Die europäische Erweiterungspolitik ist eine Erfolgsgeschichte. Das heißt nicht, dass dabei nicht auch Fehler passiert sind, aus denen wir lernen sollten. So kritisieren beispielsweise unser europapolitischer Sprecher der Fraktion, Manuel Sarrazin, und Marieluise Beck, unsere Sprecherin für Osteuropapolitik, zurecht: „Die Europäische Union hat in der Nachbarschaftspolitik bislang zu sehr auf Eliten gesetzt, statt die Reformbemühungen der Zivilgesellschaften in diesen Ländern stärker zu unterstützen und sie in den Transformationsprozess ausreichend einzubeziehen.“ ( http://www.manuelsarrazin.de/pressemitteilungen/21-05-2015/pressemitteilung-beitrittsperspektive-f%C3%BCr-die-l%C3%A4nder-der-%C3%B6stlichen-p-0 ) Ebenso ist es mit Blick auf die aktuellen Beitrittsverhandlungen mit Mazedonien, Serbien und der Türkei richtig, dass die EU aus den Fehlern des verfrühten Beitritts Rumäniens und Bulgariens gelernt hat.

Auch bei der Griechenlandkrise hat Europa aus unserer Sicht Fehler gemacht.
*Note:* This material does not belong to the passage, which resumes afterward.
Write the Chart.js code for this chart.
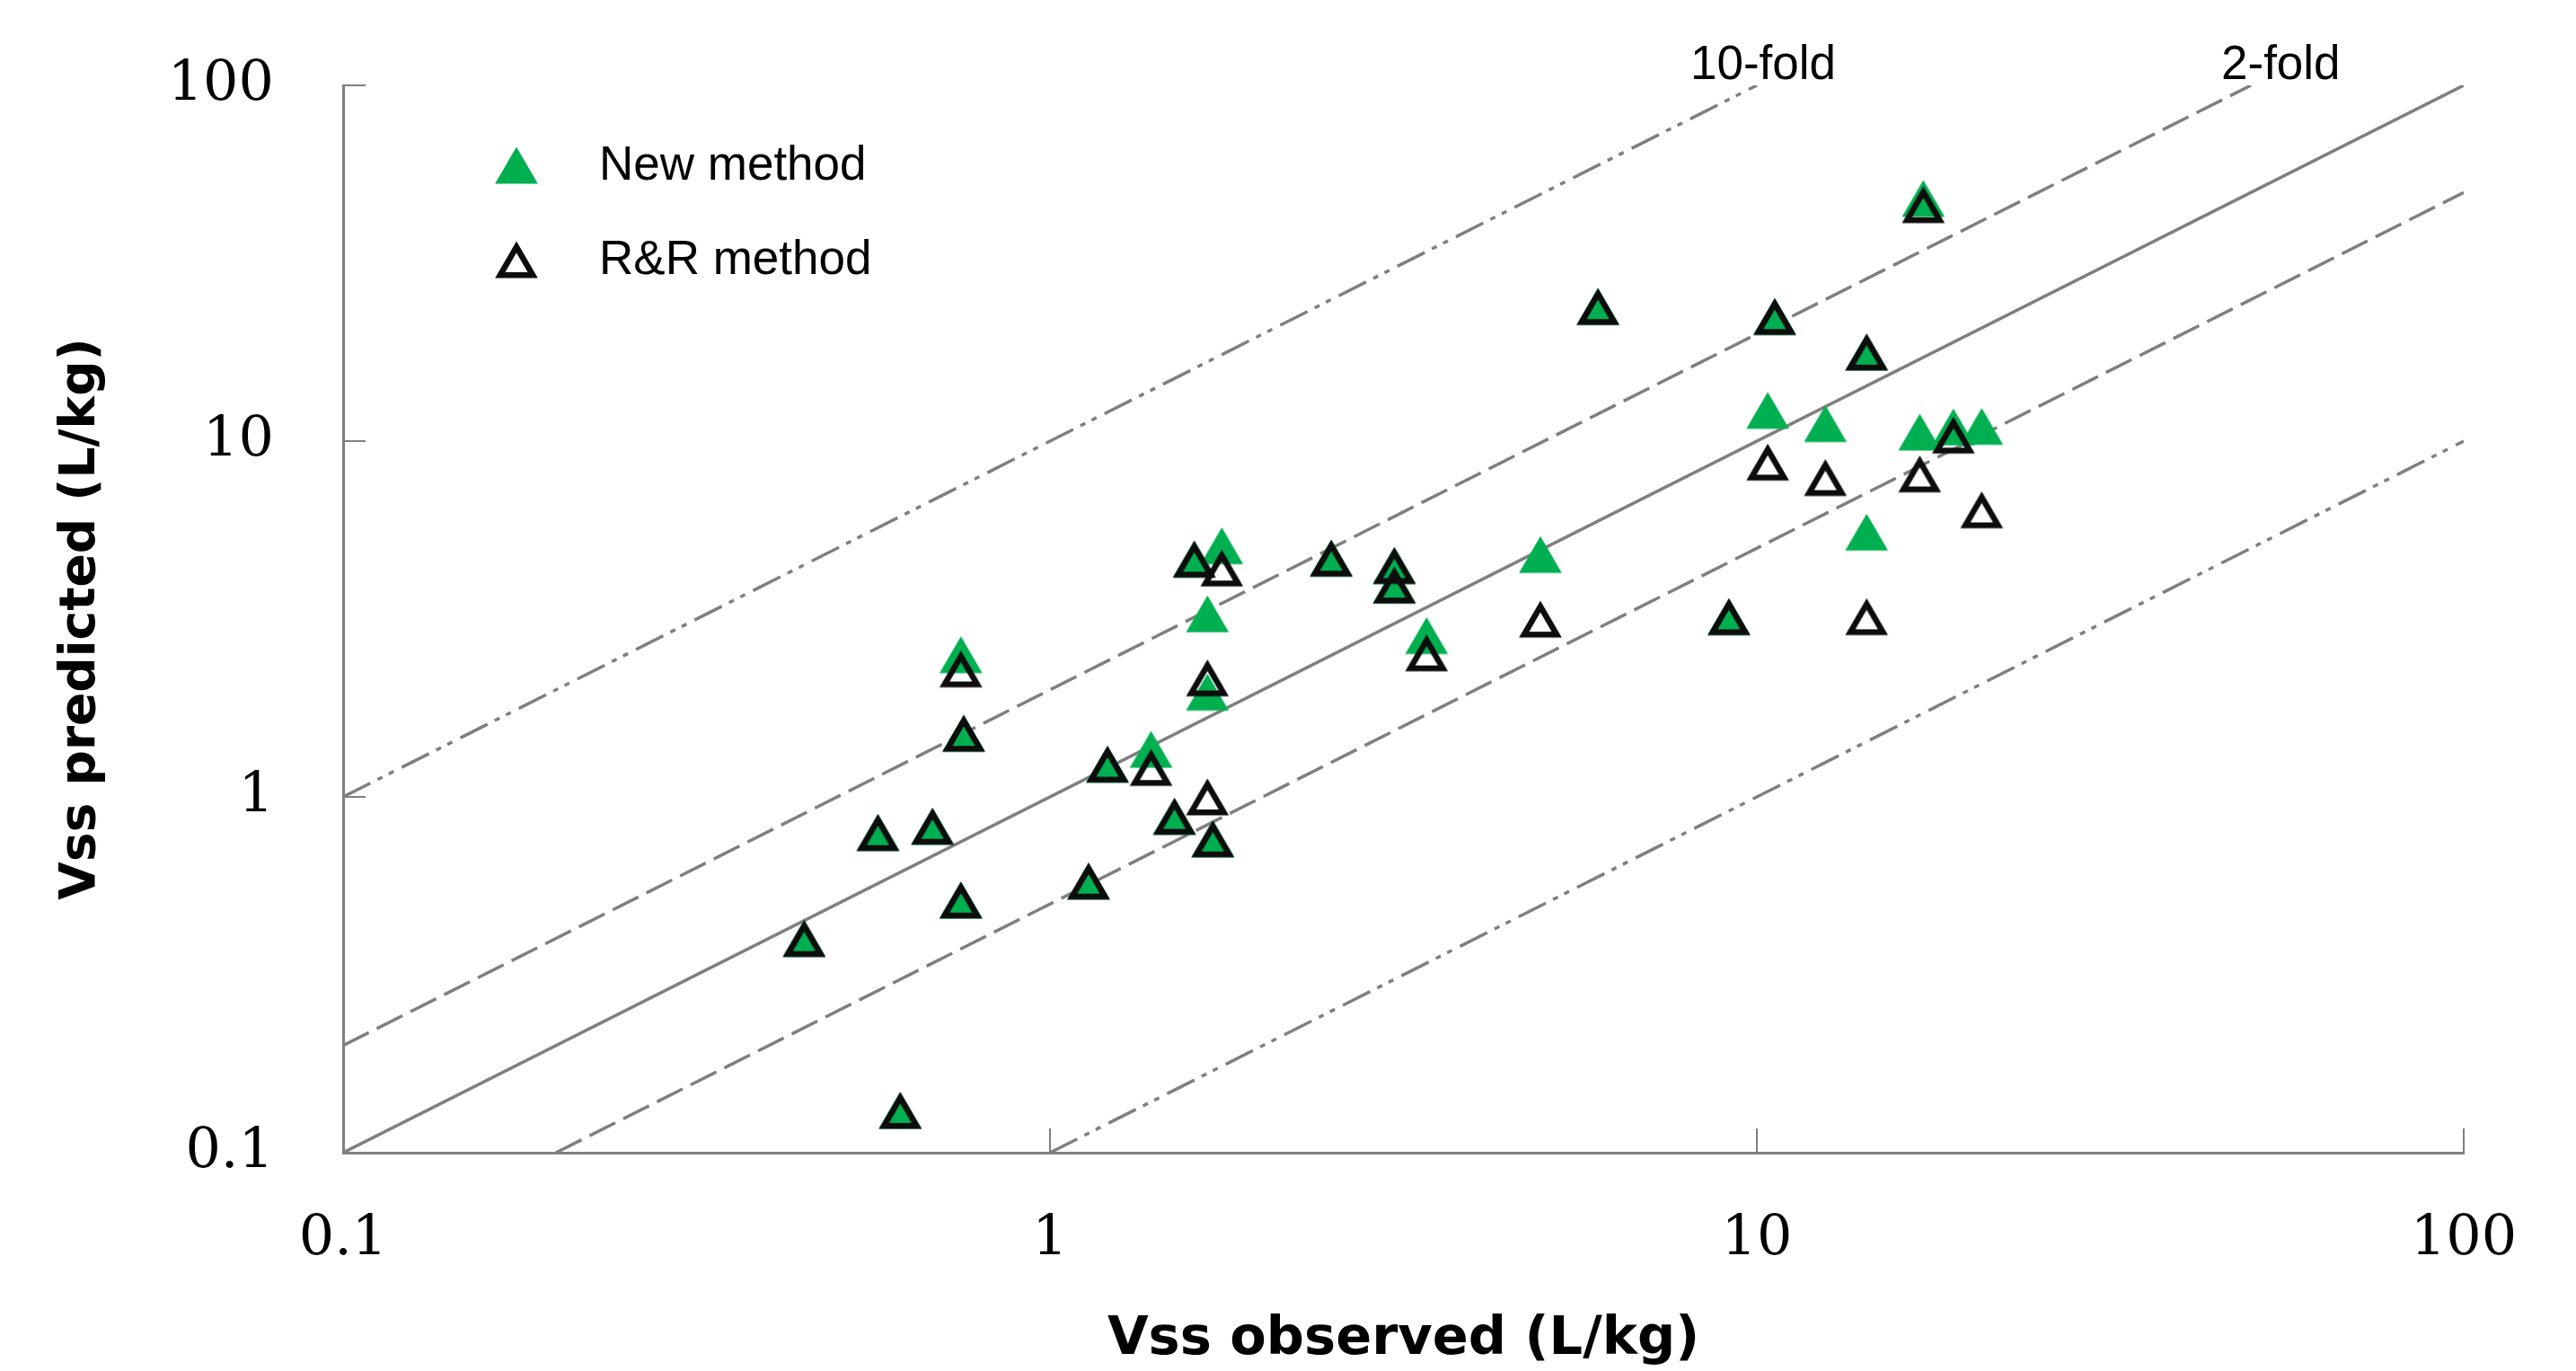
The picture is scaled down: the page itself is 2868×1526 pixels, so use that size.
<!DOCTYPE html>
<html>
<head>
<meta charset="utf-8">
<title>Vss predicted vs observed</title>
<script src="https://cdn.jsdelivr.net/npm/chart.js@4.4.1/dist/chart.umd.min.js"></script>
<style>
  html, body { margin: 0; padding: 0; background: #fff; }
  canvas { display: block; }
</style>
</head>
<body>
<canvas id="chart" width="2868" height="1526"></canvas>
<script>
// Observed Vss (L/kg), one entry per compound
const vssObserved = [0.449, 0.571, 0.614, 0.682, 0.748, 0.755, 0.748, 1.134, 1.206, 1.39,
    1.50, 1.60, 1.67, 1.67, 1.70, 1.75, 2.50, 3.07, 3.07, 3.41,
    4.94, 5.96, 9.13, 10.36, 10.6, 12.5, 14.3, 14.3, 17.0, 17.2,
    18.97, 20.8];

// Predicted Vss (L/kg) with the new method
const vssNewMethod = [0.40, 0.794, 0.1315, 0.827, 0.513, 1.51, 2.51, 0.58, 1.236, 1.36,
    0.882, 4.66, 3.27, 1.97, 0.762, 5.08, 4.69, 4.47, 3.94, 2.84,
    4.80, 23.9, 3.21, 12.2, 22.4, 11.2, 17.8, 5.55, 10.6, 48.1,
    10.96, 11.0];

// Predicted Vss (L/kg) with the R&R method
const vssRRMethod = [0.40, 0.794, 0.1315, 0.827, 0.513, 1.51, 2.29, 0.58, 1.236, 1.21,
    0.882, 4.66, 1.00, 2.16, 0.762, 4.40, 4.69, 4.47, 3.94, 2.54,
    3.16, 23.9, 3.21, 8.73, 22.4, 7.9, 17.8, 3.21, 8.09, 46.2,
    10.4, 6.41];

const axisTicks = [0.1, 1, 10, 100];

// Reference lines (end points as [observed, predicted])
const unityLine = [[0.1, 0.1], [100, 100]];
const twoFoldUpper = [[0.1, 0.2], [50, 100]];
const twoFoldLower = [[0.2, 0.1], [100, 50]];
const tenFoldUpper = [[0.1, 1], [10, 100]];
const tenFoldLower = [[1, 0.1], [100, 10]];

const GRAY = '#7f7f7f';
const GREEN = '#00b050';

/**
 * Builds an Excel-like triangle marker as a canvas
 */
function triangleMarker(fill, stroke) {
    const c = document.createElement('canvas');
    c.width = 56;
    c.height = 52;
    const g = c.getContext('2d');
    const cx = 28, cy = 26, halfW = 18.2;
    g.beginPath();
    g.moveTo(cx, cy - 14.1);
    g.lineTo(cx + halfW, cy + 17.3);
    g.lineTo(cx - halfW, cy + 17.3);
    g.closePath();
    if (fill) {
        g.fillStyle = fill;
        g.fill();
    }
    g.lineJoin = 'miter';
    g.lineWidth = 6.5;
    g.strokeStyle = stroke;
    g.stroke();
    return c;
}

const newMarker = triangleMarker(GREEN, GREEN);
const rrMarker = triangleMarker(null, '#0d0d0d');

const toPoints = (xs, ys) => xs.map((x, i) => ({ x: x, y: ys[i] }));
const toLine = pairs => pairs.map(p => ({ x: p[0], y: p[1] }));

function refLine(pairs, dash) {
    return {
        data: toLine(pairs),
        showLine: true,
        borderColor: GRAY,
        borderWidth: 3.5,
        borderDash: dash,
        pointRadius: 0,
        fill: false,
        order: 2
    };
}

// Inside tick marks, the legend and the fold labels
const decorations = {
    id: 'decorations',
    beforeDatasetsDraw(chart) {
        const { ctx, chartArea, scales } = chart;
        ctx.save();
        ctx.strokeStyle = GRAY;
        ctx.lineWidth = 2;
        axisTicks.forEach(v => {
            const py = Math.round(scales.y.getPixelForValue(v));
            ctx.beginPath();
            ctx.moveTo(chartArea.left, py);
            ctx.lineTo(chartArea.left + 25, py);
            ctx.stroke();

            const px = Math.round(scales.x.getPixelForValue(v));
            ctx.beginPath();
            ctx.moveTo(px, chartArea.bottom);
            ctx.lineTo(px, chartArea.bottom - 27);
            ctx.stroke();
        });
        ctx.restore();
    },
    afterDraw(chart) {
        const { ctx, chartArea } = chart;
        ctx.save();

        // legend
        const items = chart.data.datasets.filter(d => d.label);
        const legendOrder = ['New method', 'R&R method'];
        ctx.font = '53px "Liberation Sans", Arial, sans-serif';
        ctx.fillStyle = '#000';
        ctx.textBaseline = 'middle';
        ctx.textAlign = 'left';
        legendOrder.forEach((name, i) => {
            const ds = items.find(d => d.label === name);
            const y = chartArea.top + 89 + i * 105;
            const img = ds.pointStyle;
            ctx.drawImage(img, chartArea.left + 193 - img.width / 2, y - img.height / 2);
            ctx.fillText(name, chartArea.left + 285, y + 1);
        });

        // fold labels
        ctx.textBaseline = 'alphabetic';
        ctx.fillText('10-fold', chartArea.left + 1500, chartArea.top - 7);
        ctx.fillText('2-fold', chartArea.left + 2091, chartArea.top - 7);
        ctx.restore();
    }
};

const tickFont = { family: '"DejaVu Serif", serif', size: 62, lineHeight: 1 };
const titleFont = { family: '"DejaVu Sans", Verdana, sans-serif', weight: 'bold', lineHeight: 1 };

new Chart(document.getElementById('chart'), {
    type: 'scatter',
    data: {
        datasets: [
            {
                label: 'R&R method',
                data: toPoints(vssObserved, vssRRMethod),
                pointStyle: rrMarker,
                pointRadius: 20,
                order: 0
            },
            {
                label: 'New method',
                data: toPoints(vssObserved, vssNewMethod),
                pointStyle: newMarker,
                pointRadius: 20,
                order: 1
            },
            refLine(unityLine, []),
            refLine(twoFoldUpper, [32, 10]),
            refLine(twoFoldLower, [32, 10]),
            refLine(tenFoldUpper, [34, 9, 6, 8, 6, 10]),
            refLine(tenFoldLower, [34, 9, 6, 8, 6, 10])
        ]
    },
    options: {
        responsive: false,
        animation: false,
        events: [],
        layout: { padding: { top: 95, right: 125, bottom: 0, left: 0 } },
        plugins: {
            legend: { display: false },
            tooltip: { enabled: false }
        },
        scales: {
            x: {
                type: 'logarithmic',
                min: 0.1,
                max: 100,
                afterBuildTicks: s => { s.ticks = axisTicks.map(v => ({ value: v })); },
                afterFit: s => {
                    s.height = 243;
                    s.paddingLeft = 0;
                    s.paddingRight = 0;
                },
                grid: { display: false, drawTicks: false },
                border: { display: true, color: GRAY, width: 3 },
                ticks: {
                    autoSkip: false,
                    maxRotation: 0,
                    padding: 66,
                    color: '#000',
                    font: tickFont,
                    callback: v => String(v)
                },
                title: {
                    display: true,
                    text: 'Vss observed (L/kg)',
                    color: '#000',
                    font: Object.assign({ size: 59 }, titleFont),
                    padding: { top: 0, bottom: 5 }
                }
            },
            y: {
                type: 'logarithmic',
                min: 0.1,
                max: 100,
                afterBuildTicks: s => { s.ticks = axisTicks.map(v => ({ value: v })); },
                afterFit: s => {
                    s.width = 382;
                    s.paddingTop = 0;
                    s.paddingBottom = 0;
                },
                grid: { display: false, drawTicks: false },
                border: { display: true, color: GRAY, width: 3 },
                ticks: {
                    autoSkip: false,
                    padding: 77,
                    color: '#000',
                    font: tickFont,
                    callback: v => String(v)
                },
                title: {
                    display: true,
                    text: 'Vss predicted (L/kg)',
                    color: '#000',
                    font: Object.assign({ size: 55 }, titleFont),
                    padding: { top: 63.5, bottom: 0 }
                }
            }
        }
    },
    plugins: [decorations]
});
</script>
</body>
</html>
Die Krisenpolitik mit ihrem einseitigen Fokus auf staatliche Sparmaßnahmen und Lohnsenkungen hat die Wirtschaftskrise in den überschuldeten Ländern Europas verschärft. Zu wenig wurde getan, um Spar- und Reformbelastungen fair zu verteilen und die Wirtschaft wiederzubeleben. Wir setzen uns deshalb für eine Politik ein, die uns solide, solidarisch und nachhaltig aus der Krise führt. Nur in einem erfolgreichen Europa kann Deutschland selbst erfolgreich sein: Europa ist unsere gemeinsame Zukunft.